Developing a Deep Learning–Based Model for Predicting and Detecting Fraud in Financial Statements
Pages 1-10
https://doi.org/10.22034/kes.2026.2083828.1098
Narges Mehrabi Hashtchin, Gholamreza Soleymani Amiri
Abstract This study develops a data-driven framework for financial statement fraud detection by benchmarking machine learning, deep learning, and hybrid classifiers under a unified, leakage-resistant evaluation protocol. Fraud cases are identified from the U.S. Securities and Exchange Commission’s Accounting and Auditing Enforcement Releases (AAERs) and matched with Compustat data over 1991–2014, producing 122,526 firm-year observations, including 902 confirmed fraud cases.
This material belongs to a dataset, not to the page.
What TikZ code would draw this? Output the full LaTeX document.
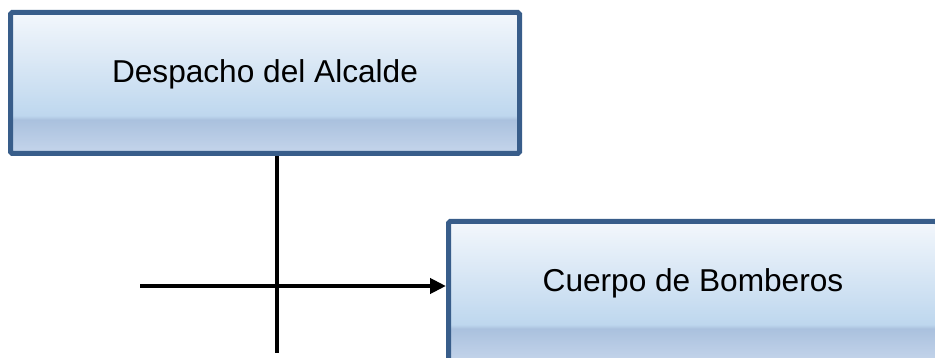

Four structured-input configurations are evaluated: 28 raw financial statement items, 14 financial ratios, their combined set (28+14), and a parsimonious seven-feature subset (six ratios plus Altman’s Z-score). Features are selected using minimum redundancy–maximum relevance (mRMR), class imbalance is addressed via cost-sensitive learning, and performance is assessed with a firm-level 80/20 split and stratified group-based five-fold cross-validation within training. Empirical results indicate that deep and hybrid models consistently outperform classical tabular baselines, reflecting non-linear and interaction-driven fraud signals. The Transformer achieves the most stable and highest overall performance, reaching 0.98898 accuracy and a 0.51087 F1-score under the seven-feature configuration. The combined raw-item and ratio inputs outperform ratios alone, implying incremental predictive value in raw accounting items, while the best overall outcomes are obtained with the parsimonious seven-feature subset. Collectively, the findings support the study’s hypotheses and demonstrate the effectiveness of attention-based modeling for financial statement fraud detection.